The website Tech Republic says that may be on the verge of happening. It writes about one data center company – which operates small data centers – that has built operations in Big Spring, Texas; North Sioux City, South Dakota; and Kearney, Nebraska. So not the usual suspects. Compute North CEO told Tech Republic: “There’s a lot of fat on the bone in [terms of] what’s going on in traditional data centers, and they’re ripe for disruption because they’re so expensive for everything.”

Disruption – now there’s a word. Southwest and Southside have been on the losing end of economic disruptions for decades.
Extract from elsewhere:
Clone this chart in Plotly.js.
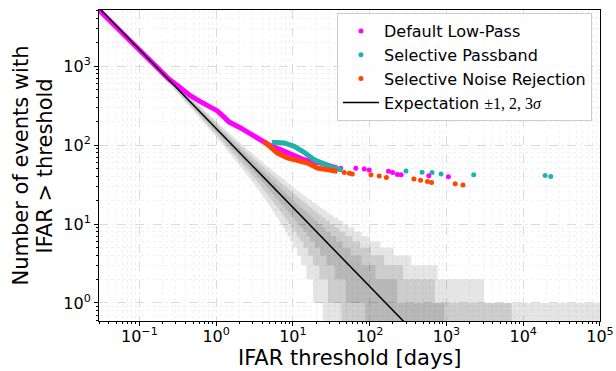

It would be nice to be on the other side for a while, right?

Tech Republic said in 2020 that Minnesota-based Compute North intended to build five to six more data centers “all in rural locations.” One of those rural locations has since turned out to be Pitt County in eastern North Carolina, around Greenville, where it’s proven to be controversial.

Gov. Glenn Youngkin says he’d like Virginia to be competitive with North Carolina for jobs. He won’t need a data center to connect those dots.